Another method is the public-key encryption mechanism. In this case, we will be using a pair of keys - a public key and a private key. The sender using the public key of the receiver will encrypt the message and when the receiver receives it, he decrypts it using his private key (which only he knows). Thus the sender can make sure that only the intended receiver will receive the message. The public key encryption can be used for authentication, confidentiality and integrity of the messages.

Password cracking

Another common security attack is password cracking. To crack a password, you need to know the encrypted password file and. the encryption algorithm used. There are two methods to crack the passwords: Dictionary method and brute-force method. Each involves encrypting the password and comparing to see if there is a match.

Some ways to avoid password cracking include changing passwords after a specified period (say 90 days), using complex passwords and setting a length for passwords.

URL rewriting

In URL rewriting, the attacker's first trick is to re-write URLs so that they point to the attacker's server rather than to the real server. In this case, the attacker can fool the server and modify the responses coming from the real server before passing them back to the victim. Assuming the attacker's server is on the machine www. attacker.org, the attacker rewrites a URL by adding http://www.attacker.org to the front of the URL. For example, http:// home.netscape.com becomes http://www. attacker.org/http://home.netscape.com.

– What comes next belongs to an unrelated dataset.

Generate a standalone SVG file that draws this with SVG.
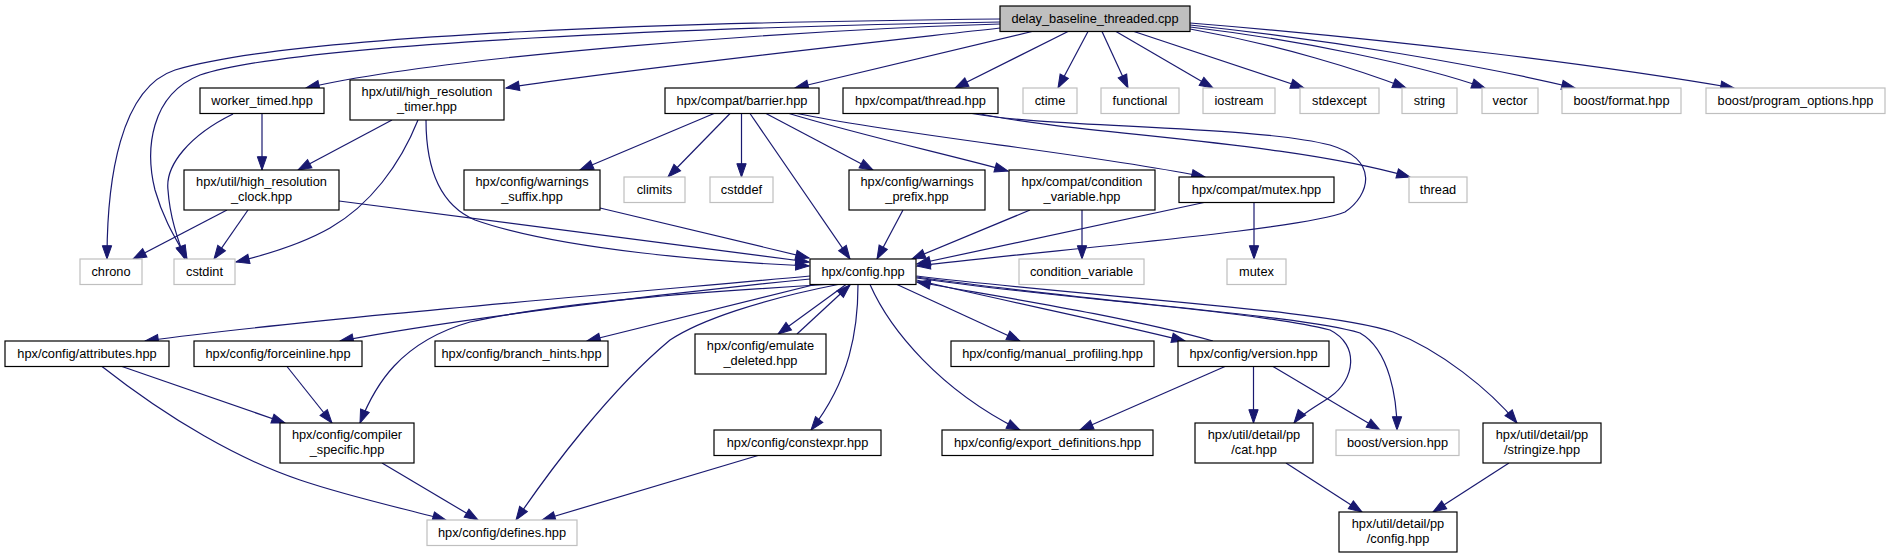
<svg xmlns="http://www.w3.org/2000/svg" width="1890" height="559" viewBox="0 0 1890 559">
<defs>
<marker id="a" markerUnits="userSpaceOnUse" markerWidth="14" markerHeight="10" refX="13.3" refY="4.67" orient="auto" overflow="visible">
<path d="M0,0 L13.3,4.67 L0,9.33 z" fill="#191970" stroke="#191970" stroke-width="1"/>
</marker>
<style>
.n rect{fill:#fff;stroke:#000;stroke-width:1.2}
.g rect{fill:#fff;stroke:#bfbfbf;stroke-width:1.2}
text{font-family:"Liberation Sans",Arial,Helvetica,sans-serif;font-size:12.8px;text-anchor:middle;fill:#000}
.e path{fill:none;stroke:#191970;stroke-width:1.2;marker-end:url(#a)}
</style>
</defs>
<rect width="1890" height="559" fill="#fff"/>
<g id="edges" class="e">
<path d="M1000,19 C700,22 300,33 175,70 C120,88 107,180 107,259"/>
<path d="M1000,22 C720,27 300,42 200,75 C150,95 145,150 155,190 C165,225 180,245 187,259"/>
<path d="M1000,24 C800,30 450,55 306,88"/>
<path d="M1000,28 C850,45 620,70 506,88"/>
<path d="M1032,31.5 L795,88"/>
<path d="M1068,31.5 L955,88"/>
<path d="M1088,31.5 L1058,88"/>
<path d="M1102,31.5 L1128,88"/>
<path d="M1116,31.5 L1213,88"/>
<path d="M1134,31.5 L1304,88"/>
<path d="M1190,29 C1280,45 1360,70 1406,88"/>
<path d="M1190,27 C1300,40 1420,65 1485,88"/>
<path d="M1190,25 C1330,40 1480,65 1575,88"/>
<path d="M1190,23 C1400,40 1600,65 1734,88"/>
<path d="M233,114 C190,135 165,165 168,190 C170,220 180,245 185,259"/>
<path d="M262,113.5 L262,170"/>
<path d="M392,120 L298,170"/>
<path d="M418,120 C400,165 370,205 330,228 C300,245 265,255 236,262"/>
<path d="M426,120 C426,170 440,205 475,220 C560,250 720,262 809,266"/>
<path d="M227,210 L133,259"/>
<path d="M248,210 L214,259"/>
<path d="M339,201 L809,262"/>
<path d="M600,208 L809,258"/>
<path d="M714,113.5 L580,170"/>
<path d="M730,113.5 L668,177"/>
<path d="M741.5,113.5 L741.5,177"/>
<path d="M750,113.5 L850,259"/>
<path d="M766,113.5 L873,170"/>
<path d="M789,113.5 C860,135 950,155 1008,171"/>
<path d="M797,113.5 C900,135 1100,155 1205,177"/>
<path d="M972,113.5 C1050,128 1250,125 1330,145 C1380,160 1370,195 1345,212 C1300,230 1050,250 917,266"/>
<path d="M978,113.5 C1080,135 1280,140 1410,177"/>
<path d="M903,210 L877,259"/>
<path d="M1030,210 L912,259"/>
<path d="M1082,210 L1082,259"/>
<path d="M1204,202.5 L917,264"/>
<path d="M1254,202.5 L1254,259"/>
<path d="M810,276 C600,295 300,320 145,341"/>
<path d="M810,279 C650,295 450,320 340,341"/>
<path d="M826,284.5 C700,292 560,302 470,322 C400,342 375,385 360,423"/>
<path d="M815,284.5 L587,341"/>
<path d="M838,284.5 C760,300 700,320 670,340 C610,390 550,470 516,520"/>
<path d="M846,284.5 L778,334"/>
<path d="M797,334 L850,285"/>
<path d="M858,284.5 C858,330 850,380 811,430"/>
<path d="M870,284.5 C890,330 940,390 1020,430"/>
<path d="M897,284.5 L1020,341"/>
<path d="M916.5,280 C1000,300 1100,320 1185,341"/>
<path d="M1213,341 C1120,315 1000,297 917,282"/>
<path d="M916.5,278 C1050,298 1250,310 1330,330 C1360,345 1355,380 1330,397 C1315,407 1300,415 1294,423"/>
<path d="M916.5,277 C1100,303 1300,315 1360,333 C1390,350 1397,400 1397,430"/>
<path d="M916.5,276 C1100,298 1330,310 1393,332 C1440,350 1490,390 1517,423"/>
<path d="M1225,366.5 L1080,430"/>
<path d="M1253.5,366.5 L1253.5,423"/>
<path d="M1273,366.5 L1380,430"/>
<path d="M122,366.5 L285,423"/>
<path d="M102,366.5 C170,420 240,460 300,480 C350,497 410,510 446,520"/>
<path d="M287,366.5 L332,423"/>
<path d="M382,463 L478,520"/>
<path d="M758,455.5 L542,520"/>
<path d="M1286,463 L1362,512"/>
<path d="M1509,463 L1433,512"/>
</g>
<g id="root" class="n"><rect x="1000" y="6" width="190" height="25.5" style="fill:#bfbfbf"/><text x="1095" y="23.4">delay_baseline_threaded.cpp</text></g>
<g id="worker_timed" class="n"><rect x="200" y="88" width="124" height="25.5"/><text x="262" y="105.4">worker_timed.hpp</text></g>
<g id="high_resolution_timer" class="n"><rect x="350" y="80" width="154" height="40"/><text x="427" y="96">hpx/util/high_resolution</text><text x="427" y="110.7">_timer.hpp</text></g>
<g id="compat_barrier" class="n"><rect x="665" y="88" width="154" height="25.5"/><text x="742" y="105.4">hpx/compat/barrier.hpp</text></g>
<g id="compat_thread" class="n"><rect x="843" y="88" width="155" height="25.5"/><text x="920.5" y="105.4">hpx/compat/thread.hpp</text></g>
<g id="ctime" class="g"><rect x="1023" y="88" width="54" height="25.5"/><text x="1050" y="105.4">ctime</text></g>
<g id="functional" class="g"><rect x="1101" y="88" width="78" height="25.5"/><text x="1140" y="105.4">functional</text></g>
<g id="iostream" class="g"><rect x="1203" y="88" width="72" height="25.5"/><text x="1239" y="105.4">iostream</text></g>
<g id="stdexcept" class="g"><rect x="1300" y="88" width="79" height="25.5"/><text x="1339.5" y="105.4">stdexcept</text></g>
<g id="string" class="g"><rect x="1402" y="88" width="55" height="25.5"/><text x="1429.5" y="105.4">string</text></g>
<g id="vector" class="g"><rect x="1482" y="88" width="56" height="25.5"/><text x="1510" y="105.4">vector</text></g>
<g id="boost_format" class="g"><rect x="1562" y="88" width="119" height="25.5"/><text x="1621.5" y="105.4">boost/format.hpp</text></g>
<g id="boost_program_options" class="g"><rect x="1706" y="88" width="179" height="25.5"/><text x="1795.5" y="105.4">boost/program_options.hpp</text></g>
<g id="high_resolution_clock" class="n"><rect x="184" y="170" width="155" height="40"/><text x="261.5" y="186">hpx/util/high_resolution</text><text x="261.5" y="200.7">_clock.hpp</text></g>
<g id="warnings_suffix" class="n"><rect x="464" y="170" width="136" height="40"/><text x="532" y="186">hpx/config/warnings</text><text x="532" y="200.7">_suffix.hpp</text></g>
<g id="climits" class="g"><rect x="624" y="177" width="61" height="25.5"/><text x="654.5" y="194.4">climits</text></g>
<g id="cstddef" class="g"><rect x="710" y="177" width="63" height="25.5"/><text x="741.5" y="194.4">cstddef</text></g>
<g id="warnings_prefix" class="n"><rect x="849" y="170" width="136" height="40"/><text x="917" y="186">hpx/config/warnings</text><text x="917" y="200.7">_prefix.hpp</text></g>
<g id="compat_condition_variable" class="n"><rect x="1009" y="170" width="146" height="40"/><text x="1082" y="186">hpx/compat/condition</text><text x="1082" y="200.7">_variable.hpp</text></g>
<g id="compat_mutex" class="n"><rect x="1179" y="177" width="155" height="25.5"/><text x="1256.5" y="194.4">hpx/compat/mutex.hpp</text></g>
<g id="thread" class="g"><rect x="1409" y="177" width="58" height="25.5"/><text x="1438" y="194.4">thread</text></g>
<g id="chrono" class="g"><rect x="80" y="259" width="62" height="25.5"/><text x="111" y="276.4">chrono</text></g>
<g id="cstdint" class="g"><rect x="174" y="259" width="61" height="25.5"/><text x="204.5" y="276.4">cstdint</text></g>
<g id="config" class="n"><rect x="810" y="259" width="106" height="25.5"/><text x="863" y="276.4">hpx/config.hpp</text></g>
<g id="condition_variable" class="g"><rect x="1019" y="259" width="125" height="25.5"/><text x="1081.5" y="276.4">condition_variable</text></g>
<g id="mutex" class="g"><rect x="1227" y="259" width="59" height="25.5"/><text x="1256.5" y="276.4">mutex</text></g>
<g id="attributes" class="n"><rect x="5" y="341" width="164" height="25.5"/><text x="87" y="358.4">hpx/config/attributes.hpp</text></g>
<g id="forceinline" class="n"><rect x="194" y="341" width="168" height="25.5"/><text x="278" y="358.4">hpx/config/forceinline.hpp</text></g>
<g id="branch_hints" class="n"><rect x="435" y="341" width="173" height="25.5"/><text x="521.5" y="358.4">hpx/config/branch_hints.hpp</text></g>
<g id="emulate_deleted" class="n"><rect x="695" y="334" width="131" height="40"/><text x="760.5" y="350">hpx/config/emulate</text><text x="760.5" y="364.7">_deleted.hpp</text></g>
<g id="manual_profiling" class="n"><rect x="951" y="341" width="203" height="25.5"/><text x="1052.5" y="358.4">hpx/config/manual_profiling.hpp</text></g>
<g id="config_version" class="n"><rect x="1178" y="341" width="151" height="25.5"/><text x="1253.5" y="358.4">hpx/config/version.hpp</text></g>
<g id="compiler_specific" class="n"><rect x="280" y="423" width="134" height="40"/><text x="347" y="439">hpx/config/compiler</text><text x="347" y="453.7">_specific.hpp</text></g>
<g id="constexpr" class="n"><rect x="714" y="430" width="167" height="25.5"/><text x="797.5" y="447.4">hpx/config/constexpr.hpp</text></g>
<g id="export_definitions" class="n"><rect x="942" y="430" width="211" height="25.5"/><text x="1047.5" y="447.4">hpx/config/export_definitions.hpp</text></g>
<g id="pp_cat" class="n"><rect x="1195" y="423" width="118" height="40"/><text x="1254" y="439">hpx/util/detail/pp</text><text x="1254" y="453.7">/cat.hpp</text></g>
<g id="boost_version" class="g"><rect x="1336" y="430" width="123" height="25.5"/><text x="1397.5" y="447.4">boost/version.hpp</text></g>
<g id="pp_stringize" class="n"><rect x="1483" y="423" width="118" height="40"/><text x="1542" y="439">hpx/util/detail/pp</text><text x="1542" y="453.7">/stringize.hpp</text></g>
<g id="defines" class="g"><rect x="427" y="520" width="150" height="25.5"/><text x="502" y="537.4">hpx/config/defines.hpp</text></g>
<g id="pp_config" class="n"><rect x="1339" y="512" width="118" height="40"/><text x="1398" y="528">hpx/util/detail/pp</text><text x="1398" y="542.7">/config.hpp</text></g>
</svg>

The browser's location line displays the URL of the page currently being shown. A JavaScript program can hide the real location line and replace it by a fake location line that looks right and is in the expected place. The fake location line can show the URL the victim expects to see

DoS and DNS hijack

DNS (Domain Name Server) translates readable host names (such as www.myfirm. com) to machine-readable IP addresses (such as 200.192.56.32). The common attacks associated with DNS are Denial of Service (legitimate users are denied of services) and DNS hijack (redirection of services).

In a typical scenario, the user sends a message asking the server to authenticate it. The server returns the authentication approval to the user. The user acknowledges this approval and is allowed onto the server. In a DoS attack, the user sends several Auth requests to the server. All these requests have false return addresses, so the server can't find the user when it tries to send the auth approval. The server waits, sometimes more that a minute, before closing the connection. When it does close the connection, the attacker sends a new batch of forged requests and the process begins again - tying up the service indefinitely.

DoS (Denial of Service) attacks are probably the nastiest and the most difficult to address. The premise of a DoS attack is simple: send more requests to the machine than it can handle. Toolkits in the underground community make this simply a matter of running a program and telling it which host to blast with requests. The attacker's program simply makes a connection on some service port, perhaps forging the packet's header information that says where the packet came from, and then dropping the connection. If the host is able to answer 20 requests per second, and the attacker is sending 50 per second, obviously the host will be unable to service all of the attacker's requests.